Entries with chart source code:
..........

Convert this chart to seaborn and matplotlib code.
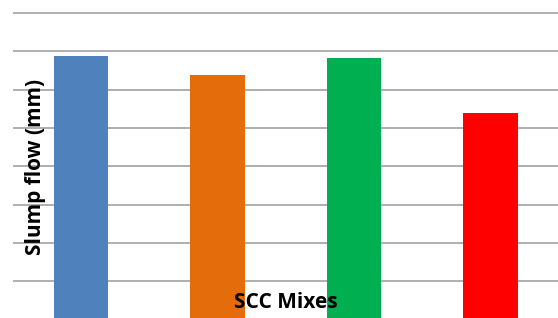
import matplotlib
matplotlib.use("Agg")
import matplotlib.pyplot as plt
import seaborn as sns
import pandas as pd

mixes = ["M1", "M2", "M3", "M4"]
slump_flow = [689, 639, 684, 539]
colors = ["#4f81bd", "#e46c0a", "#00b050", "#ff0000"]
grid_values = [100, 200, 300, 400, 500, 600, 700, 800]

sns.set_theme(style="white")
plt.rcParams['font.family'] = ['Open Sans', 'DejaVu Sans']

df = pd.DataFrame({"mix": mixes, "flow": slump_flow})

W, H = 558, 318
fig = plt.figure(figsize=(W / 100, H / 100), dpi=100)
# axes: x from px 13 to 558.5 ; y zero at px 319.6, 850 at px -6.0
ax = fig.add_axes([13 / W, (H - 319.6) / H, 545.5 / W, 325.6 / H])

sns.barplot(data=df, x="mix", y="flow", hue="mix", palette=colors,
            legend=False, width=0.40, saturation=1, ax=ax, zorder=3,
            edgecolor="none")

ax.set_ylim(0, 850)
ax.set_xlim(-0.5, 3.5)
ax.set_yticks(grid_values)
ax.yaxis.grid(True, color="#a8a8a8", linewidth=1.3, zorder=0)
ax.xaxis.grid(False)
ax.set_axisbelow(True)
ax.tick_params(left=False, bottom=False, labelleft=False, labelbottom=False)
for s in ax.spines.values():
    s.set_visible(False)
ax.set_xlabel("")
ax.set_ylabel("")

fig.text(286 / W, 1 - 302 / H, "SCC Mixes", ha="center", va="center",
         fontsize=15, fontweight="bold", color="#000000")
fig.text(36 / W, 1 - 167 / H, "Slump flow (mm)", ha="center", va="center",
         rotation=90, fontsize=15, fontweight="bold", color="#000000")

fig.savefig("out.png", dpi=100)
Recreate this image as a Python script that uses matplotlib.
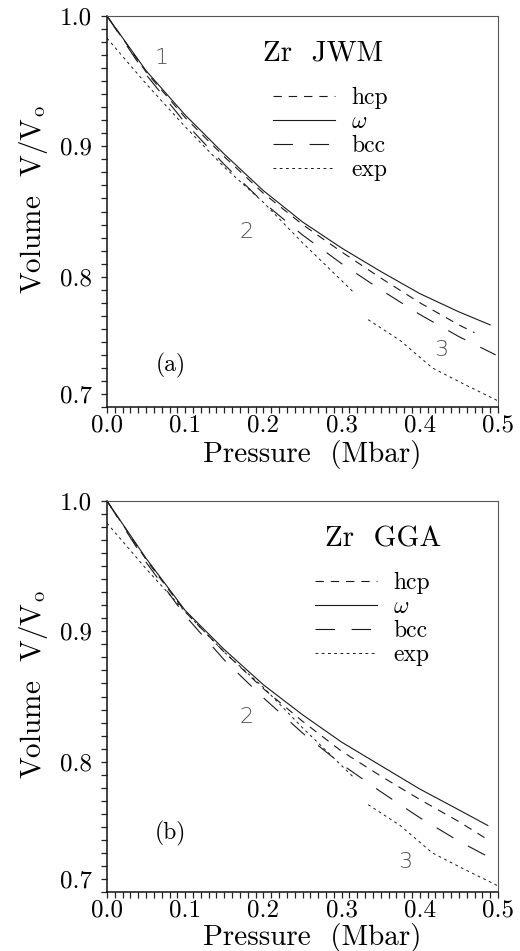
import numpy as np
import matplotlib
matplotlib.use('Agg')
import matplotlib.pyplot as plt

plt.rcParams['font.family'] = 'serif'
plt.rcParams['font.serif'] = ['cmr10', 'DejaVu Serif']
plt.rcParams['mathtext.fontset'] = 'cm'
plt.rcParams['axes.formatter.use_mathtext'] = True
plt.rcParams['lines.scale_dashes'] = False

# --- data (pressure in Mbar, V/V0) ---
# panel (a): JWM
p_omega_a = [0, 0.05, 0.1, 0.15, 0.2, 0.25, 0.3, 0.35, 0.4, 0.45, 0.49]
v_omega_a = [1.0, 0.958, 0.924, 0.894, 0.866, 0.842, 0.822, 0.804, 0.787, 0.773, 0.763]
p_hcp_a = [0, 0.05, 0.1, 0.15, 0.2, 0.25, 0.3, 0.35, 0.4, 0.45, 0.47]
v_hcp_a = [1.0, 0.957, 0.922, 0.892, 0.864, 0.840, 0.819, 0.799, 0.780, 0.763, 0.757]
p_bcc_a = [0, 0.05, 0.1, 0.15, 0.2, 0.25, 0.3, 0.35, 0.4, 0.45, 0.497]
v_bcc_a = [1.0, 0.955, 0.918, 0.886, 0.857, 0.832, 0.810, 0.790, 0.771, 0.754, 0.740]

# panel (b): GGA
p_omega_b = [0, 0.05, 0.1, 0.15, 0.2, 0.25, 0.3, 0.35, 0.4, 0.45, 0.487]
v_omega_b = [1.0, 0.956, 0.916, 0.886, 0.859, 0.836, 0.815, 0.797, 0.779, 0.763, 0.751]
p_hcp_b = [0, 0.05, 0.1, 0.15, 0.2, 0.25, 0.3, 0.35, 0.4, 0.45, 0.49]
v_hcp_b = [1.0, 0.955, 0.915, 0.884, 0.856, 0.831, 0.808, 0.789, 0.771, 0.754, 0.739]
p_bcc_b = [0, 0.05, 0.1, 0.15, 0.2, 0.25, 0.3, 0.35, 0.4, 0.45, 0.497]
v_bcc_b = [1.0, 0.953, 0.912, 0.878, 0.849, 0.822, 0.798, 0.777, 0.757, 0.739, 0.724]

# experiment (same in both panels), two separate data sets
p_exp_lo = [0, 0.05, 0.1, 0.15, 0.2, 0.25, 0.3, 0.317]
v_exp_lo = [0.983, 0.948, 0.915, 0.884, 0.857, 0.826, 0.797, 0.787]
p_exp_hi = [0.334, 0.375, 0.416, 0.455, 0.499]
v_exp_hi = [0.767, 0.751, 0.730, 0.718, 0.705]

panels = [
    dict(tag='(a)', title='Zr  JWM', title_xy=(0.552, 0.905), leg_xy=(0.425, 0.818),
         omega=(p_omega_a, v_omega_a), hcp=(p_hcp_a, v_hcp_a), bcc=(p_bcc_a, v_bcc_a),
         marks=[('1', 0.070, 0.968), ('2', 0.179, 0.834), ('3', 0.428, 0.744)],
         tag_xy=(0.081, 0.732), bottom=1 - 407 / 951, xlab_y=-0.085),
    dict(tag='(b)', title='Zr  GGA', title_xy=(0.706, 0.903), leg_xy=(0.533, 0.818),
         omega=(p_omega_b, v_omega_b), hcp=(p_hcp_b, v_hcp_b), bcc=(p_bcc_b, v_bcc_b),
         marks=[('2', 0.179, 0.834), ('3', 0.381, 0.723)],
         tag_xy=(0.081, 0.745), bottom=1 - 892 / 951, xlab_y=-0.079),
]

fig = plt.figure(figsize=(5.2, 9.51), dpi=100)
lc = '#1a1a1a'

for pn in panels:
    ax = fig.add_axes([107 / 520, pn['bottom'], 391 / 520, 391 / 951])
    l_hcp, = ax.plot(*pn['hcp'], color=lc, lw=0.8, dashes=(6, 5), label='hcp')
    l_om, = ax.plot(*pn['omega'], color=lc, lw=0.8, label=r'$\omega$')
    l_bcc, = ax.plot(*pn['bcc'], color=lc, lw=0.8, dashes=(14, 12), label='bcc')
    l_exp, = ax.plot(p_exp_lo, v_exp_lo, color=lc, lw=0.7, dashes=(2, 2.5), label='exp')
    ax.plot(p_exp_hi, v_exp_hi, color=lc, lw=0.7, dashes=(2, 2.5))

    ax.set_xlim(0, 0.5)
    ax.set_ylim(0.7, 1.0)
    ax.set_xticks(np.arange(0, 0.51, 0.1))
    ax.set_xticks(np.arange(0, 0.5, 0.01), minor=True)
    ax.set_yticks([0.7, 0.8, 0.9, 1.0])
    ax.set_yticks(np.arange(0.7, 1.0, 0.01), minor=True)
    ax.set_xticklabels(['0.0', '0.1', '0.2', '0.3', '0.4', '0.5'])
    ax.set_yticklabels(['0.7', '0.8', '0.9', '1.0'])
    ax.tick_params(which='both', direction='out', top=False, right=False,
                   length=4, width=0.9, color='#222')
    ax.tick_params(axis='y', labelsize=18, pad=7)
    ax.tick_params(axis='x', labelsize=18, pad=1)
    ax.get_yticklabels()[0].set_va('bottom')

    for s in ['left', 'bottom']:
        ax.spines[s].set_linewidth(1.1)
        ax.spines[s].set_color('#111')
    for s in ['top', 'right']:
        ax.spines[s].set_linewidth(0.8)
        ax.spines[s].set_color('#555')

    ax.set_xlabel('Pressure  (Mbar)', fontsize=21)
    ax.xaxis.set_label_coords(0.525, pn['xlab_y'])
    ax.set_ylabel(r'Volume  V/V$_{\rm o}$', fontsize=21)
    ax.yaxis.set_label_coords(-0.145, 0.53)

    ax.text(*pn['title_xy'], pn['title'], transform=ax.transAxes, fontsize=21,
            ha='center', va='center')
    ax.text(*pn['tag_xy'], pn['tag'], fontsize=17, ha='center', va='center')
    for lab, x, y in pn['marks']:
        ax.text(x, y, lab, fontsize=16, family='DejaVu Sans', fontweight='light',
                color='#555', ha='center', va='center')

    ax.legend(handles=[l_hcp, l_om, l_bcc, l_exp], loc='upper left',
              bbox_to_anchor=pn['leg_xy'], frameon=False, fontsize=17,
              handlelength=2.6, handletextpad=0.7, labelspacing=0.08,
              borderpad=0, borderaxespad=0)

fig.savefig('out.png', dpi=100)
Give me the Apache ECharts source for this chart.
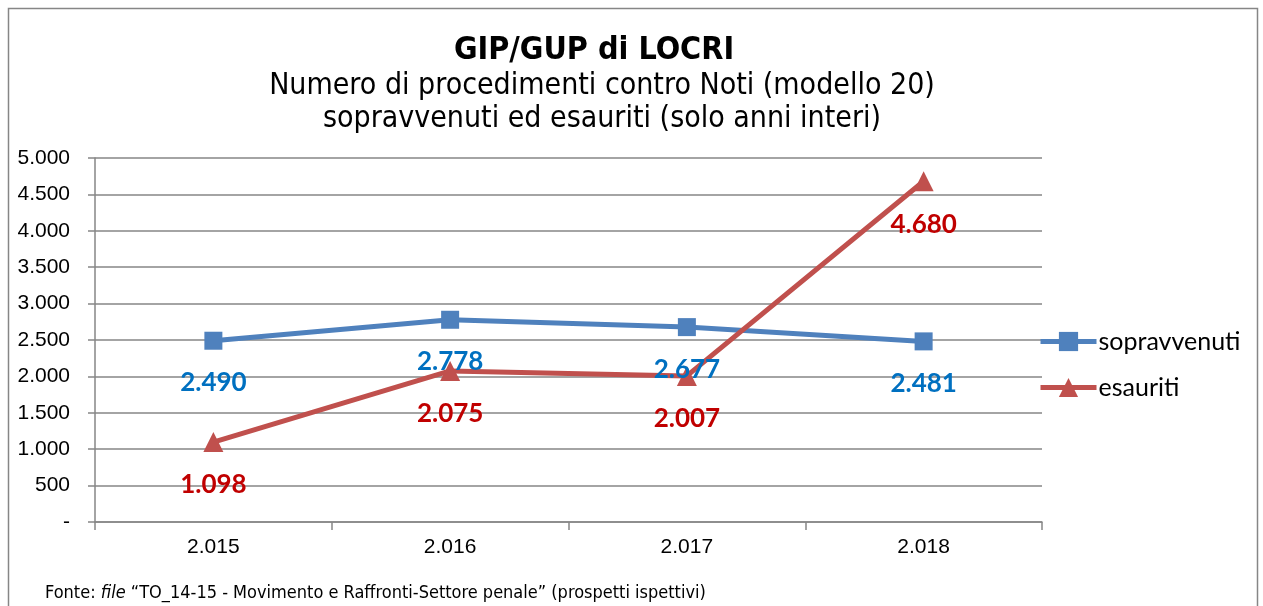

..........

> EXERCISE INSTRUCTIONS: Print the line above containing "Recreate this image", the line containing "0.757, 0.739, 0.724]", and everything between them, exactly as written. Pictures stay out.

> WRITTEN RESPONSE:
Recreate this image as a Python script that uses matplotlib.
import numpy as np
import matplotlib
matplotlib.use('Agg')
import matplotlib.pyplot as plt

plt.rcParams['font.family'] = 'serif'
plt.rcParams['font.serif'] = ['cmr10', 'DejaVu Serif']
plt.rcParams['mathtext.fontset'] = 'cm'
plt.rcParams['axes.formatter.use_mathtext'] = True
plt.rcParams['lines.scale_dashes'] = False

# --- data (pressure in Mbar, V/V0) ---
# panel (a): JWM
p_omega_a = [0, 0.05, 0.1, 0.15, 0.2, 0.25, 0.3, 0.35, 0.4, 0.45, 0.49]
v_omega_a = [1.0, 0.958, 0.924, 0.894, 0.866, 0.842, 0.822, 0.804, 0.787, 0.773, 0.763]
p_hcp_a = [0, 0.05, 0.1, 0.15, 0.2, 0.25, 0.3, 0.35, 0.4, 0.45, 0.47]
v_hcp_a = [1.0, 0.957, 0.922, 0.892, 0.864, 0.840, 0.819, 0.799, 0.780, 0.763, 0.757]
p_bcc_a = [0, 0.05, 0.1, 0.15, 0.2, 0.25, 0.3, 0.35, 0.4, 0.45, 0.497]
v_bcc_a = [1.0, 0.955, 0.918, 0.886, 0.857, 0.832, 0.810, 0.790, 0.771, 0.754, 0.740]

# panel (b): GGA
p_omega_b = [0, 0.05, 0.1, 0.15, 0.2, 0.25, 0.3, 0.35, 0.4, 0.45, 0.487]
v_omega_b = [1.0, 0.956, 0.916, 0.886, 0.859, 0.836, 0.815, 0.797, 0.779, 0.763, 0.751]
p_hcp_b = [0, 0.05, 0.1, 0.15, 0.2, 0.25, 0.3, 0.35, 0.4, 0.45, 0.49]
v_hcp_b = [1.0, 0.955, 0.915, 0.884, 0.856, 0.831, 0.808, 0.789, 0.771, 0.754, 0.739]
p_bcc_b = [0, 0.05, 0.1, 0.15, 0.2, 0.25, 0.3, 0.35, 0.4, 0.45, 0.497]
v_bcc_b = [1.0, 0.953, 0.912, 0.878, 0.849, 0.822, 0.798, 0.777, 0.757, 0.739, 0.724]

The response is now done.